Israel appeared calm and in control in news conferences in the hours and days after the shooting. He lives in Parkland, and his kids graduated from the school. He drew positive media reviews after calling for more stringent background checks and tighter gun control laws.
Israel, however, drew scorn from the families of some victims for not requiring deputies to confront active shooters. Israel said he had eliminated the policy requiring such action because he didn’t want deputies charging into “suicide missions.”
One of the first acts of Gov. Ron DeSantis after taking office last month was suspending Israel, accusing him of “neglect of duty” and “incompetence.” Israel has requested a hearing on his fate before the state Senate.
“I wholeheartedly reject the statements in the governor’s executive order,” Israel said. “There was no wrongdoing on my part.”
Runcie, the schools’ superintendent, also drew fire from families of the victims and the public safety commission for possibly lax security on campus and a PROMISE program designed to prevent some young violators from getting police records.
Last week Runcie met with parents at the school amid criticism for keeping the meeting closed to the public – and even to members of the school board.
Kasky called Runcie a “total disgrace.” But he does have some support. Adora Obi Nweze, president of the NAACP Florida State Conference, warned that removing Runcie “would be an extreme overreach, highly political and racist.”

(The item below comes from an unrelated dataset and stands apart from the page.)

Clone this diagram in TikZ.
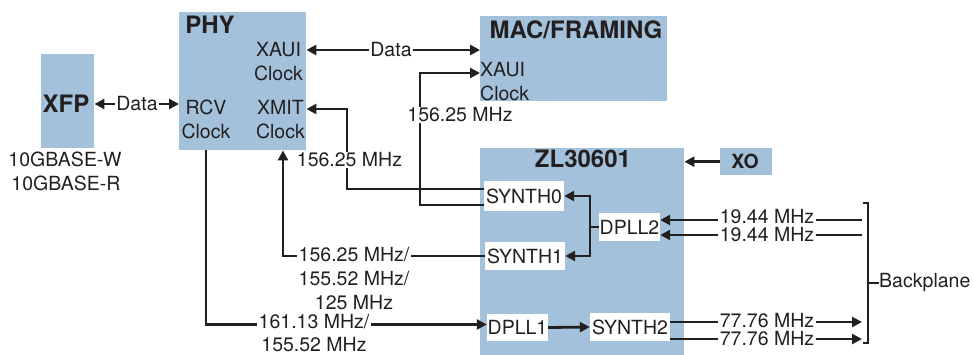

Runcie will keep his job for now. DeSantis said last month that he doesn’t have the power to remove him. But before Gov. Rick Scott left office in January, he appointed Andrew Pollack – whose daughter, Meadow, was killed in the attack – to the state Board of Education. Pollack has vowed to drive Runcie from office.
Runcie has held his ground. And he recently outlined plans to implement key safety recommendations.
“There is a tremendous amount of work that has taken place across the District focused on safety and security,” he said. “For the 17 students and staff who died, the 17 who were injured, and the 271,000 students we educate every day, we won’t rest until we have the safest school district in the state of Florida.”